If you see that a company has negative cash flow, then there could be the reason that the company is in the growth phase and spending cash to expand; in such case, if investors and lenders see a good opportunity, then it is not bad to invest in that business. 

However, they should keep track that operational cash flow must turn positive to continue the business as a going concern. 

On the other hand, if the company has negative cash flow in the long term, it indicates chances of bankruptcy. 

So, we can say, while preparing the cash flow statement, there are typically two results, i.e., positive cash balance or negative cash balance. 

Positive Cash Flow

It indicates that a company has more money flowing into the business than out of it over a specified period.

A positive cash flow is actually a good indication as we can interpret it as having excess cash that allows the company to invest in growth plans, pay off the debts, or distribute to the shareholders. 

Negative Cash Flow

Negative cash flow means your cash outflow is higher than your cash inflow during a period. It may be negative as the company has decided to expand its business and invest in future growth. 

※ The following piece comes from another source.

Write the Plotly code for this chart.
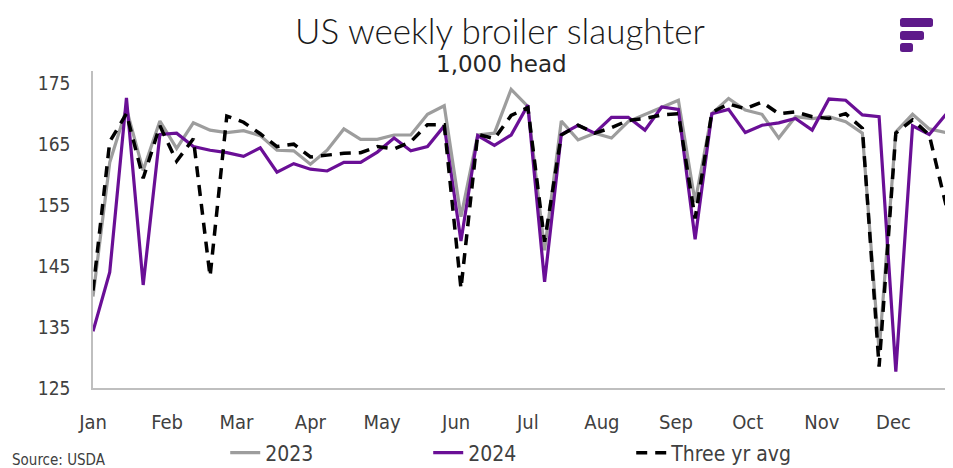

To analyze the cash flow of any business, you may consider these significant aspects:

·         Analyze Positive Cash Flow

Having positive cash flow is an indicator of a company’s sustainability in the long run. 

·         Analyze negative cash flow

It depends upon the phase of a company, as negative cash flow is not always a bad sign. Sometimes, it could be investments to generate more returns, like investing in new plants and machinery to manufacture more products. 

·         Calculate free cash flow

The cash left after paying operating expenses and CAPEX is free cash flow. The company can use it to repay debts, make acquisitions, etc. Usually, a company having free cash twice or thrice their debts is in a healthy position.

·         Operating cash flow margin

A positive operating cash flow margin ratio indicates profitability and efficiency. You can calculate it by measuring cash from operating activities as a percentage of sales revenue.